Monday, June 13, 2011

Laurel Osterkamp

Minnesota author, Laurel Osterkamp, is my guest today. Good morning, Laurel. Thanks for coming over.

Thanks for having me over, Susan.
How many books have you written?
I’ve written two full length novels, Following My Toes, and Starring in the movie of My Life. I’ve also written a semi-short e-book called Looking For Ward. All of them qualify as women’s fiction because they were written with a female audience in mind, but I like to think they don’t follow a specific formula.

Tell us about your latest book. Is it available in print, ebook, and Kindle formats?

Starring in the Movie of My Life is available on Amazon, Barnes&Noble, and Smashwords. It’s in print and in any e-book formula you could possibly want, including Kindle and Nook.

There are two main characters. Thirty-five-year-old Samantha acts without thinking. Her heart is huge while her sense of purpose is small; she's willing to fight for those she loves, but she's never learned to fight for herself. Eighteen-year-old Melody is cold and calculating, and she's driven by the desire to better herself. As these compelling yet deeply flawed women battle for the affections of 25-year-old Nathan, he becomes increasingly confused and torn between them. Starring in the Movie of my Life is told alternately from both Samantha's and Melody's points-of-view and relates two complete yet combined stories about love, acceptance, and redemption. It speaks to our universal desire to be saved by the ones we love, and the monumental effort required to save ourselves

How do you develop characters? Setting?

I started by assigning both Melody and Samantha with a heroic quality, something that would inform the choices that they make throughout the story. After that the rest just fell into place. As for setting, I imagined a town not unlike Duluth, Minnesota, where I went to college. But my story takes place in Shannon, Wisconsin, which a fictional town.

What are your protagonist’s strengths? Flaws?

Samantha is tremendously loyal and brave when it comes to protecting the people she loves. Melody is, above all else, a survivor. Each one represents the flip side of the other. They are both very flawed. Samantha drifts from thing to thing, and has trouble with follow-through. Melody is driven, and ruthless to the point that she’ll hurt other people in order to get what she wants.

Do you have specific techniques you use to develop the plot and stay on track?

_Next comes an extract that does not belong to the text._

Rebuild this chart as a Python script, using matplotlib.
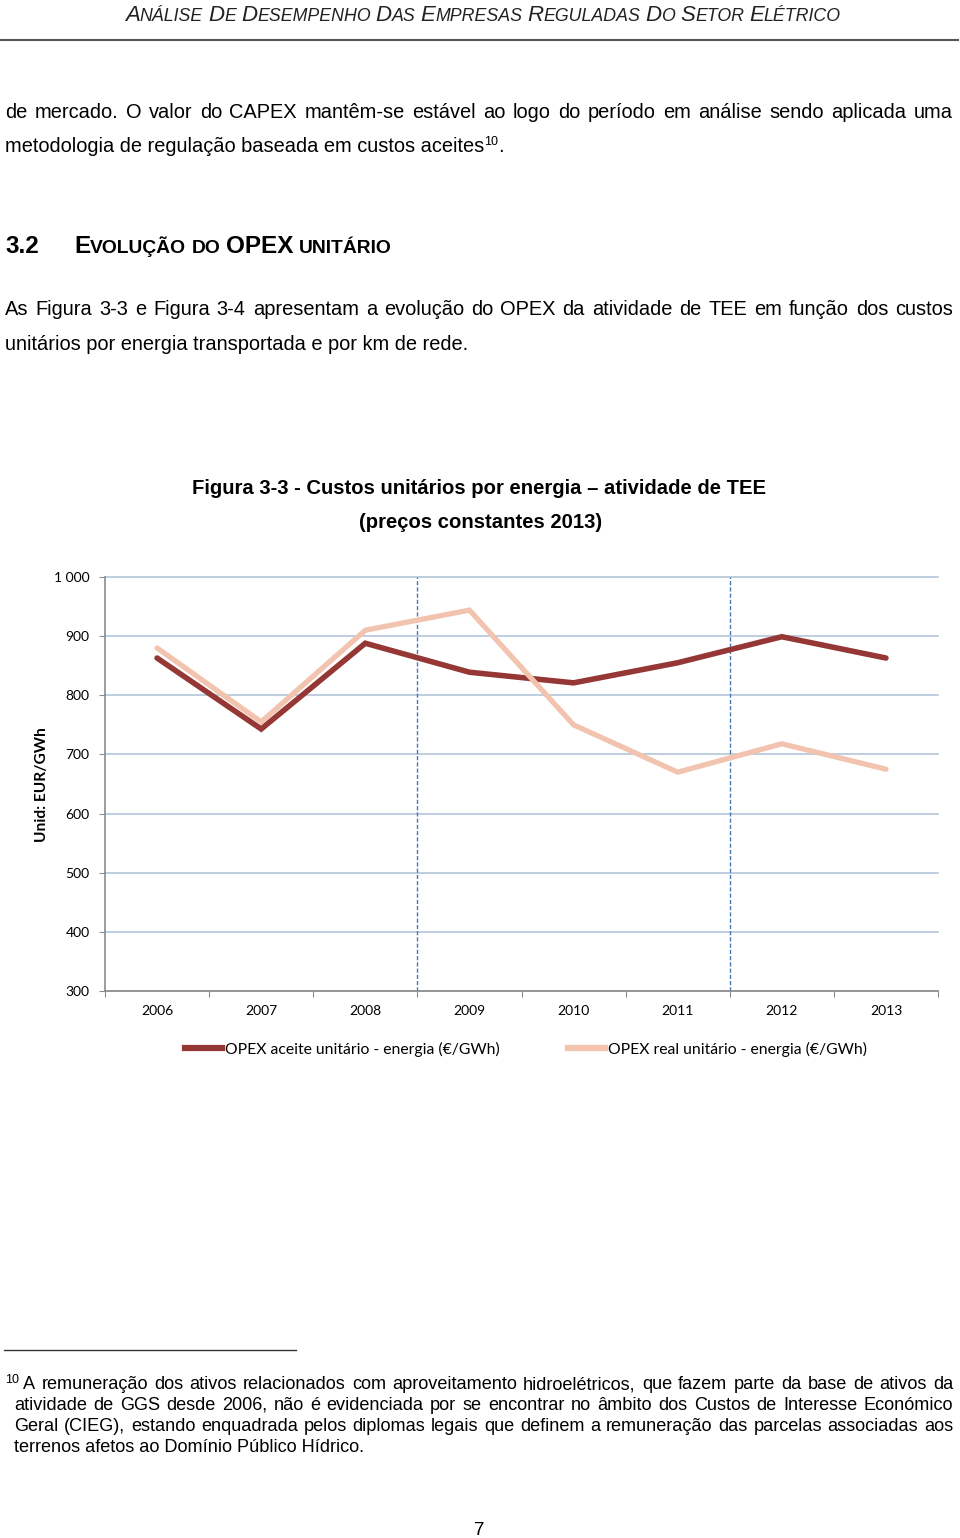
import numpy as np
import matplotlib.pyplot as plt
from matplotlib.lines import Line2D

# dados da figura 3-3
anos = ['2006', '2007', '2008', '2009', '2010', '2011', '2012', '2013']
opex_aceite = [863, 743, 888, 839, 821, 855, 899, 863]
opex_real = [880, 755, 910, 944, 750, 670, 718, 675]
y_ticks = [300, 400, 500, 600, 700, 800, 900, 1000]
y_tick_labels = ['300', '400', '500', '600', '700', '800', '900', '1 000']
quebras = [2.5, 5.5]

W, H = 960, 1538
BODY = 'Liberation Sans'
CHART = 'Lato'

fig = plt.figure(figsize=(W / 100, H / 100), dpi=100)
rend = fig.canvas.get_renderer()


def fx(x):
    return x / W


def fy(y):
    return 1 - y / H


def put(x, y, s, **kw):
    kw.setdefault('family', BODY)
    kw.setdefault('fontsize', 14.4)
    return fig.text(fx(x), fy(y), s, va='baseline', **kw)


def largura(t):
    return t.get_window_extent(rend).width


def justificar(x0, x1, y, linha, **kw):
    palavras = linha.split()
    ts = [put(x0, y, p, **kw) for p in palavras]
    ws = [largura(t) for t in ts]
    gap = (x1 - x0 - sum(ws)) / (len(palavras) - 1)
    x = x0
    for t, w in zip(ts, ws):
        t.set_x(fx(x))
        x += w + gap


def cadeia(x, y, pecas, **kw):
    # pecas: (texto, tamanho, deslocamento vertical em px)
    for s, size, dy in pecas:
        if s == ' ':
            x += 0.278 * size * 100 / 72
            continue
        t = put(x, y - dy, s, fontsize=size, **kw)
        x += largura(t)
    return x


def versaletes(texto, grande, pequeno):
    pecas = []
    for i, p in enumerate(texto.split()):
        if i:
            pecas.append((' ', pequeno, 0))
        pecas.append((p[0], grande, 0))
        if len(p) > 1:
            pecas.append((p[1:], pequeno, 0))
    return pecas


# cabecalho
cadeia(125, 21, versaletes('ANÁLISE DE DESEMPENHO DAS EMPRESAS REGULADAS DO SETOR ELÉTRICO', 16, 12.8),
       style='italic', color='#222222')
fig.add_artist(Line2D([0, 958 / W], [fy(40), fy(40)], color='#555555', lw=1.5))

# texto
justificar(5, 953, 118, 'de mercado. O valor do CAPEX mantêm-se estável ao logo do período em análise sendo aplicada uma')
cadeia(5, 152, [('metodologia de regulação baseada em custos aceites', 14.4, 0), ('10', 9, 7), ('.', 14.4, 0)])

put(5, 253, '3.2', fontsize=17.5, weight='bold')
cadeia(74, 253, [('E', 17.5, 0), ('VOLUÇÃO', 13.9, 0), (' ', 13.9, 0), ('DO', 13.9, 0), (' ', 13.9, 0),
                 ('OPEX', 17.5, 0), (' ', 13.9, 0), ('UNITÁRIO', 13.9, 0)], weight='bold')

justificar(5, 953, 315, 'As Figura 3-3 e Figura 3-4 apresentam a evolução do OPEX da atividade de TEE em função dos custos')
put(5, 350, 'unitários por energia transportada e por km de rede.')

# titulo do grafico
fig.text(fx(479), fy(494), 'Figura 3-3 - Custos unitários por energia – atividade de TEE', ha='center',
         va='baseline', family=BODY, fontsize=14.6, weight='bold')
fig.text(fx(481), fy(528), '(preços constantes 2013)', ha='center', va='baseline', family=BODY,
         fontsize=14.6, weight='bold')

# grafico
ax = fig.add_axes([fx(105), fy(991), 833 / W, 414 / H])
x = np.arange(len(anos))
ax.plot(x, opex_aceite, color='#953735', lw=4, solid_capstyle='round', solid_joinstyle='miter', zorder=3)
ax.plot(x, opex_real, color='#F2C3AE', lw=3.8, solid_capstyle='round', solid_joinstyle='miter', zorder=4)
for q in quebras:
    ax.axvline(q, color='#4A78AE', lw=1, ls=(0, (3, 1.5)), zorder=2)

ax.set_xlim(-0.5, 7.5)
ax.set_ylim(300, 1000)
ax.set_yticks(y_ticks)
ax.set_yticklabels(y_tick_labels)
ax.set_xticks(np.arange(-0.5, 8, 1))
ax.set_xticklabels([])
ax.set_xticks(x, minor=True)
ax.set_xticklabels(anos, minor=True)
ax.yaxis.grid(True, color='#B9CADD', lw=1.3)
for gl in ax.get_ygridlines():
    gl.set_clip_on(False)
ax.set_axisbelow(True)
for s in ['top', 'right']:
    ax.spines[s].set_visible(False)
for s in ['left', 'bottom']:
    ax.spines[s].set_color('#8C8C8C')
    ax.spines[s].set_linewidth(1.2)
ax.tick_params(axis='y', length=4, color='#8C8C8C', pad=7, labelsize=10, labelfontfamily=CHART)
ax.tick_params(axis='x', which='major', length=4, color='#8C8C8C')
ax.tick_params(axis='x', which='minor', length=0, pad=10, labelsize=10, labelfontfamily=CHART)

fig.text(fx(42), fy(785), 'Unid: EUR/GWh', rotation=90, ha='center', va='center', family=CHART,
         fontsize=11.2, weight='bold')

handles = [Line2D([], [], color='#953735', lw=4.5), Line2D([], [], color='#F2C3AE', lw=4.5)]
fig.legend(handles, ['OPEX aceite unitário - energia (€/GWh)', 'OPEX real unitário - energia (€/GWh)'],
           loc='center', bbox_to_anchor=(fx(526), fy(1049)), ncol=2, frameon=False,
           prop={'family': CHART, 'size': 11.3}, handlelength=2.36, handletextpad=0.15, columnspacing=4.4)

# nota de rodape
fig.add_artist(Line2D([4 / W, 296 / W], [fy(1350), fy(1350)], color='#333333', lw=1))
put(5, 1383, '10', fontsize=9)
justificar(23, 953, 1389, 'A remuneração dos ativos relacionados com aproveitamento hidroelétricos, que fazem parte da base de ativos da', fontsize=13.1)
justificar(14, 953, 1410, 'atividade de GGS desde 2006, não é evidenciada por se encontrar no âmbito dos Custos de Interesse Económico', fontsize=13.1)
justificar(14, 953, 1431, 'Geral (CIEG), estando enquadrada pelos diplomas legais que definem a remuneração das parcelas associadas aos', fontsize=13.1)
put(14, 1452, 'terrenos afetos ao Domínio Público Hídrico.', fontsize=13.1)

fig.text(fx(479), fy(1535), '7', ha='center', va='baseline', family=BODY, fontsize=13.5)

fig.savefig('out.png', dpi=100)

I just revise a lot, and I make sure never go too long without writing so I don’t lose track of the story. I also meet with a writing group, so I get a lot of feedback during my writing process. They let me know when I something’s inconsistent or unrealistic.

How does your environment/upbringing color your writing?

Well, I teach high school Film Studies and TV Production. So much of the story takes place in a high school, and there are countless references to movies and film making.

Can you tell us about current or future projects?

I’ve been focusing on developing my blog, "Laurel’s Open Page", where I post book reviews. I also write posts about reading and pop culture, and there’s usually some reference to teaching high school.

We'll have to check out your blog. Where can folks learn more about your books and events?                                     

Thank you for the interview, Susan.

My pleasure, Laurel. Continued success!